When, with difficulty, she found content in many of the theses had been plagiarised it became clear what was happening.
She said: “These military universities were, practically speaking, a production line for the development of the plagiarism phenomenon in Romania. They always operated in a hermetic system, there was never any real civilian control over these universities, as there is, in fact, none over the Romanian Intelligence Service or even over the entire intelligence system in Romania.”
Her investigations reached the top of politics. In 2015, she published evidence that Gabriel Oprea, the interior minister and a former army general – and, briefly, prime minister in that year – had, when a university professor and doctoral supervisor, plagiarised wildly for his own doctoral thesis.
She also uncovered a network of politicians, magistrates and senior state officials, all supervised by Oprea, who had plagiarised the content of their doctoral theses. Oprea protested that the allegation was false and that he was the victim of a political vendetta. An inquiry found this to be false, further scandals relating to decisions he had made erupted and, bit by bit, he was forced out.
A doctorate isn’t required to get to the top, but it attracts a higher salary and it confers status. There’s even a malign example from the past: Elena Ceausescu, the dictator’s wife and a power in her own right, had a PhD in chemistry faked for her, and was lauded for it in the communist-era media. Universities and institutes abroad were pressed to entertain her as a distinguished scholar.
Drawn into a world of deception which has proven hydra-headed, Şercan reported on the fake PhD theses of several high-ranking police officers – and was rewarded by death threats from a police academy official named Adrian Barbulescu. As the prosecutors discovered, Barbulescu had been directed to issue the threats by Adrian Iacob, rector of the Police Academy, and his pro-rector Petrica Mihail Marcoci. Iacob and Marcoci were found guilty of blackmailing Şercan and were sentenced by the Supreme Court to three-year suspended sentences, losing the right to be police officers and university professors.
RIGHT: Gabriel Oprea, the Interior Minister of Romania and a former army general, plagiarised his own doctoral thesis in university, according to journalist Emilia Şercan
Her latest, and highest, quarry is the present prime minister, Nicolae Ciucă – also a former army general – who took office in November last year. Şercan discovered that almost one-third of his thesis had been plagiarised. Ciucă excused himself by saying that the doctorate was “drawn up in accordance with the legal requirements of the time”.

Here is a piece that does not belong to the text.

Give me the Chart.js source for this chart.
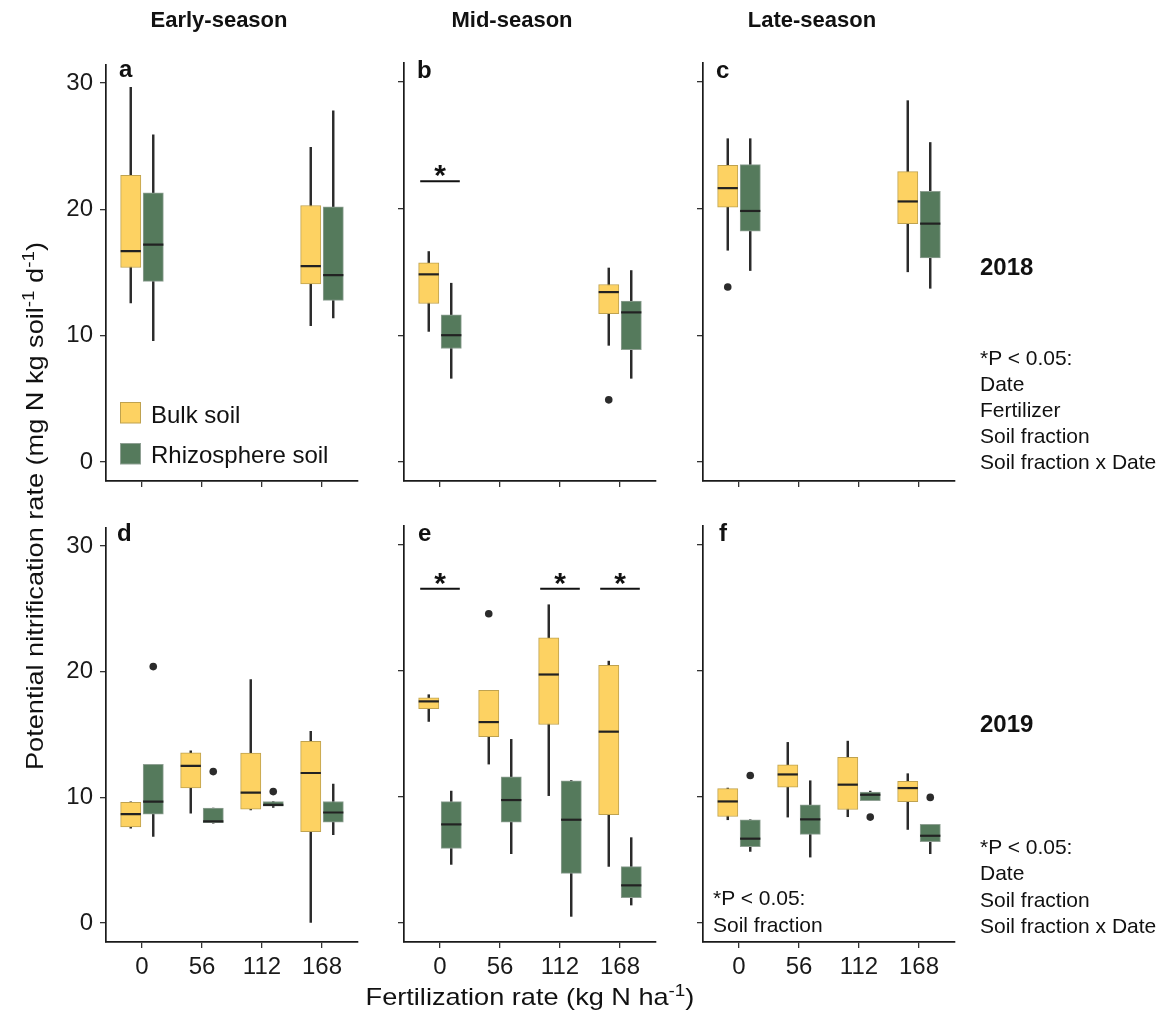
<!DOCTYPE html>
<html><head><meta charset="utf-8">
<script src="https://cdn.jsdelivr.net/npm/chart.js@4.4.1/dist/chart.umd.min.js"></script>
<style>
html,body{margin:0;padding:0;background:#fff;}
#stage{position:relative;width:1165px;height:1017px;overflow:hidden;background:#fff;}
canvas{position:absolute;}
svg{position:absolute;left:0;top:0;pointer-events:none;}
svg text{font-family:'Liberation Sans',Arial,Helvetica,sans-serif;fill:#111;}
</style></head><body>
<div id="stage">
<canvas id="pa"></canvas><canvas id="pb"></canvas><canvas id="pc"></canvas>
<canvas id="pd"></canvas><canvas id="pe"></canvas><canvas id="pf"></canvas>
<svg width="1165" height="1017" viewBox="0 0 1165 1017">
  <g font-weight="bold" font-size="22" text-anchor="middle">
    <text x="219" y="27">Early-season</text>
    <text x="512" y="27">Mid-season</text>
    <text x="812" y="27">Late-season</text>
  </g>
  <g font-weight="bold" font-size="24">
    <text x="119" y="77">a</text>
    <text x="417" y="78">b</text>
    <text x="716" y="78">c</text>
    <text x="117" y="541">d</text>
    <text x="418" y="541">e</text>
    <text x="719" y="541">f</text>
  </g>
  <rect x="120.5" y="402.5" width="20" height="20.5" fill="#FDD262" stroke="#BFA24F" stroke-width="1"/>
  <rect x="120.5" y="443.5" width="20" height="20.5" fill="#557A5C" stroke="#8FA093" stroke-width="1"/>
  <g font-size="24">
    <text x="151" y="423">Bulk soil</text>
    <text x="151" y="463">Rhizosphere soil</text>
  </g>
  <g font-weight="bold" font-size="24">
    <text x="980" y="275">2018</text>
    <text x="980" y="731.5">2019</text>
  </g>
  <g font-size="21">
    <text x="980" y="365">*P &lt; 0.05:</text>
    <text x="980" y="391">Date</text>
    <text x="980" y="417">Fertilizer</text>
    <text x="980" y="443">Soil fraction</text>
    <text x="980" y="469">Soil fraction x Date</text>
    <text x="980" y="854">*P &lt; 0.05:</text>
    <text x="980" y="880">Date</text>
    <text x="980" y="906.5">Soil fraction</text>
    <text x="980" y="933">Soil fraction x Date</text>
    <text x="713" y="905">*P &lt; 0.05:</text>
    <text x="713" y="931.5">Soil fraction</text>
  </g>
  <text transform="translate(43,770) rotate(-90) scale(1.18,1)" font-size="23">Potential nitrification rate (mg N kg soil<tspan dy="-9" font-size="16">-1</tspan><tspan dy="9"> d</tspan><tspan dy="-9" font-size="16">-1</tspan><tspan dy="9">)</tspan></text>
  <text transform="translate(530,1005) scale(1.18,1)" text-anchor="middle" font-size="23">Fertilization rate (kg N ha<tspan dy="-9" font-size="16">-1</tspan><tspan dy="9">)</tspan></text>
</svg>
</div>
<script>
// ---------- data ----------
const FERT_LABELS = ['0', '56', '112', '168'];
const Y_TICKS = [0, 10, 20, 30];
// five-number summaries: [lower whisker, Q1, median, Q3, upper whisker]
// 2018 (top row)
const A_BULK  = [[12.6, 15.4, 16.7, 22.7, 29.65], null, null, [10.8, 14.1, 15.5, 20.3, 24.9]];
const A_RHIZO = [[9.6, 14.3, 17.2, 21.3, 25.9], null, null, [11.4, 12.8, 14.8, 20.2, 27.8]];
const A_BULK_OUT = [[], [], [], []];
const A_RHIZO_OUT = [[], [], [], []];
const A_SIG = [];

const B_BULK  = [[10.3, 12.5, 14.8, 15.7, 16.6], null, null, [9.2, 11.7, 13.4, 14.0, 15.3]];
const B_RHIZO = [[6.6, 8.95, 10.0, 11.6, 14.1], null, null, [6.6, 8.85, 11.8, 12.7, 15.1]];
const B_BULK_OUT = [[], [], [], [4.9]];
const B_RHIZO_OUT = [[], [], [], []];
const B_SIG = [[0, 22.15]];

const C_BULK  = [[16.7, 20.1, 21.6, 23.4, 25.5], null, null, [15.0, 18.8, 20.55, 22.9, 28.5]];
const C_RHIZO = [[15.1, 18.2, 19.8, 23.45, 25.5], null, null, [13.7, 16.1, 18.8, 21.35, 25.2]];
const C_BULK_OUT = [[13.8], [], [], []];
const C_RHIZO_OUT = [[], [], [], []];
const C_SIG = [];

// 2019 (bottom row)
const D_BULK  = [[7.56, 7.66, 8.67, 9.6, 9.64], [8.75, 10.75, 12.5, 13.55, 13.7], [9.0, 9.06, 10.38, 13.53, 19.37], [0.0, 7.27, 11.94, 14.45, 15.25]];
const D_RHIZO = [[6.9, 8.67, 9.67, 12.63, 12.63], [7.95, 7.98, 8.1, 9.14, 9.14], [9.2, 9.3, 9.4, 9.67, 9.67], [7.03, 8.03, 8.8, 9.67, 11.05]];
const D_BULK_OUT = [[], [], [], []];
const D_RHIZO_OUT = [[20.4], [12.05], [10.46], []];
const D_SIG = [];

const E_BULK  = [[15.98, 16.99, 17.57, 17.86, 18.1], [12.6, 14.77, 15.93, 18.44, 18.44], [10.1, 15.74, 19.7, 22.6, 25.23], [4.49, 8.59, 15.17, 20.42, 20.76]];
const E_RHIZO = [[4.65, 5.92, 7.82, 9.62, 10.46], [5.5, 8.0, 9.75, 11.6, 14.56], [0.53, 3.94, 8.19, 11.27, 11.3], [1.43, 2.01, 2.99, 4.47, 6.77]];
const E_BULK_OUT = [[], [24.52], [], []];
const E_RHIZO_OUT = [[], [], [], []];
const E_SIG = [[0, 26.5], [2, 26.5], [3, 26.5]];

const F_BULK  = [[8.19, 8.45, 9.64, 10.65, 10.7], [8.4, 10.78, 11.78, 12.55, 14.32], [8.43, 9.0, 10.97, 13.13, 14.42], [7.42, 9.62, 10.7, 11.23, 11.84]];
const F_RHIZO = [[5.68, 6.05, 6.69, 8.19, 8.19], [5.23, 7.03, 8.22, 9.38, 11.28], [9.7, 9.7, 10.17, 10.38, 10.46], [5.5, 6.45, 6.92, 7.82, 7.82]];
const F_BULK_OUT = [[], [], [], []];
const F_RHIZO_OUT = [[11.7], [], [8.4], [9.96]];
const F_SIG = [];

// ---------- style / layout ----------
const FONT = "'Liberation Sans', Arial, Helvetica, sans-serif";
Chart.defaults.font.family = FONT;
const BULK_FILL = '#FDD262', BULK_LINE = '#BFA24F';
const RHIZO_FILL = '#557A5C', RHIZO_LINE = '#8FA093';
const INK = '#2B2B2B';
const Y_MIN = -1.5, Y_MAX = 31.47;
const X_MIN = -0.6, X_MAX = 3.6;
const DODGE = 0.1875, BOX_FRAC = 0.3375, SIG_HALF = 0.33;
const YW = 80, PAD_T = 20, PAD_R = 4, XH = 50;

const PANELS = [
  {id: 'pa', L: 106, R: 358, T: 63, B: 481, bulk: A_BULK, rhizo: A_RHIZO, bo: A_BULK_OUT, ro: A_RHIZO_OUT, sig: A_SIG, yLab: true, xLab: false},
  {id: 'pb', L: 404, R: 656, T: 63, B: 481, bulk: B_BULK, rhizo: B_RHIZO, bo: B_BULK_OUT, ro: B_RHIZO_OUT, sig: B_SIG, yLab: false, xLab: false},
  {id: 'pc', L: 703, R: 955, T: 63, B: 481, bulk: C_BULK, rhizo: C_RHIZO, bo: C_BULK_OUT, ro: C_RHIZO_OUT, sig: C_SIG, yLab: false, xLab: false},
  {id: 'pd', L: 106, R: 358, T: 526, B: 942, bulk: D_BULK, rhizo: D_RHIZO, bo: D_BULK_OUT, ro: D_RHIZO_OUT, sig: D_SIG, yLab: true, xLab: true},
  {id: 'pe', L: 404, R: 656, T: 526, B: 942, bulk: E_BULK, rhizo: E_RHIZO, bo: E_BULK_OUT, ro: E_RHIZO_OUT, sig: E_SIG, yLab: false, xLab: true},
  {id: 'pf', L: 703, R: 955, T: 526, B: 942, bulk: F_BULK, rhizo: F_RHIZO, bo: F_BULK_OUT, ro: F_RHIZO_OUT, sig: F_SIG, yLab: false, xLab: true}
];

function pts(stats, shift, pick) {
  const out = [];
  stats.forEach((s, i) => { if (s) out.push({x: i + shift, y: pick(s)}); });
  return out;
}
function outPts(list, shift) {
  const out = [];
  list.forEach((vals, i) => vals.forEach(v => out.push({x: i + shift, y: v})));
  return out;
}

const sigStars = {
  id: 'sigStars',
  afterDatasetsDraw(chart, args, opts) {
    const items = (opts && opts.items) || [];
    if (!items.length) return;
    const {ctx, scales: {x, y}} = chart;
    ctx.save();
    ctx.font = 'bold 30px ' + FONT;
    ctx.fillStyle = '#111';
    ctx.textAlign = 'center';
    ctx.textBaseline = 'alphabetic';
    const m = ctx.measureText('*');
    items.forEach(([c, yv]) => {
      const px = x.getPixelForValue(c);
      const py = y.getPixelForValue(yv);
      const center = py - 10;
      ctx.fillText('*', px, center + (m.actualBoundingBoxAscent - m.actualBoundingBoxDescent) / 2);
    });
    ctx.restore();
  }
};

PANELS.forEach(p => {
  const cv = document.getElementById(p.id);
  const w = YW + (p.R - p.L) + PAD_R;
  const h = PAD_T + (p.B - p.T) + XH;
  cv.width = w; cv.height = h;
  cv.style.width = w + 'px'; cv.style.height = h + 'px';
  cv.style.left = (p.L - YW) + 'px'; cv.style.top = (p.T - PAD_T) + 'px';
  const unitPx = (p.R - p.L) / (X_MAX - X_MIN);
  const boxW = BOX_FRAC * unitPx;

  const datasets = [];
  [[p.bulk, -DODGE, BULK_FILL, BULK_LINE], [p.rhizo, DODGE, RHIZO_FILL, RHIZO_LINE]].forEach(([st, sh, fill, line]) => {
    datasets.push({type: 'bar', order: 6, grouped: false, barThickness: 1.8,
      data: pts(st, sh, s => [s[0], s[4]]), backgroundColor: INK, borderWidth: 0});
    datasets.push({type: 'bar', order: 5, grouped: false, barThickness: boxW,
      data: pts(st, sh, s => [s[1], s[3]]), backgroundColor: fill, borderColor: line,
      borderWidth: 1, borderSkipped: false});
    datasets.push({type: 'line', order: 4, showLine: false,
      data: pts(st, sh, s => s[2]), pointStyle: 'line', pointRadius: boxW / 2,
      pointBorderWidth: 2.2, pointBorderColor: '#222', pointBackgroundColor: '#222'});
  });
  datasets.push({type: 'line', order: 3, showLine: false,
    data: outPts(p.bo, -DODGE).concat(outPts(p.ro, DODGE)), pointStyle: 'circle', pointRadius: 3.8,
    pointBackgroundColor: INK, pointBorderWidth: 0});
  p.sig.forEach(([c, yv]) => {
    datasets.push({type: 'line', order: 2, data: [{x: c - SIG_HALF, y: yv}, {x: c + SIG_HALF, y: yv}],
      borderColor: '#111', borderWidth: 2, pointRadius: 0});
  });

  const gridOpt = {display: true, offset: false, drawOnChartArea: false, drawTicks: true, tickLength: 6,
    color: '#333', tickColor: '#333', lineWidth: 1.3};
  const borderOpt = {display: true, color: '#1a1a1a', width: 1.7};

  new Chart(cv, {
    type: 'bar',
    data: {datasets},
    plugins: [sigStars],
    options: {
      responsive: false, animation: false, devicePixelRatio: 1, events: [],
      layout: {autoPadding: false, padding: {top: PAD_T, right: PAD_R, left: 0, bottom: 0}},
      plugins: {legend: {display: false}, tooltip: {enabled: false}, sigStars: {items: p.sig}},
      scales: {
        x: {type: 'linear', min: X_MIN, max: X_MAX, offset: false, bounds: 'data',
          afterBuildTicks: s => { s.ticks = FERT_LABELS.map((_, i) => ({value: i})); },
          afterFit: s => { s.height = XH; },
          grid: gridOpt, border: borderOpt,
          ticks: {display: p.xLab, callback: v => FERT_LABELS[v] ?? '', font: {size: 24}, color: '#1a1a1a',
            padding: 5, maxRotation: 0, autoSkip: false}},
        y: {type: 'linear', min: Y_MIN, max: Y_MAX, bounds: 'data',
          afterBuildTicks: s => { s.ticks = Y_TICKS.map(v => ({value: v})); },
          afterFit: s => { s.width = YW; },
          grid: gridOpt, border: borderOpt,
          ticks: {display: p.yLab, font: {size: 24}, color: '#1a1a1a', padding: 7}}
      }
    }
  });
});
</script>
</body></html>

Ciucă remains in post, and Şercan continues to probe – but at a cost. Accustomed to working quietly and without fanfare, earlier this year she decided to speak out about the campaigns of defamation and intimidation that she faced – which became more severe after she revealed Ciucă’s PhD plagiarism.
More serious, and seriously intimidating, is that her complaints appear to have been followed by leaks from the police themselves, including photographs taken by her then-fiance of her emerging from a shower.
In a detailed document, she wrote: “The key player is the Romanian state itself. A piece of evidence I provided to the Romanian police, with the end goal of identifying someone who had perpetrated a violation of privacy, was leaked from the criminal file that very same day and became the basis of an extensive kompromat operation.”
Investigative reporters work under periodically intense pressure. They cannot continue to work, however, if the forces of law take the sides of those who wish to shut them down, or wish themselves to do so. Şercan’s stubborn courage has done much to illuminate dark spaces, but she will need support from within Romania and outside to continue.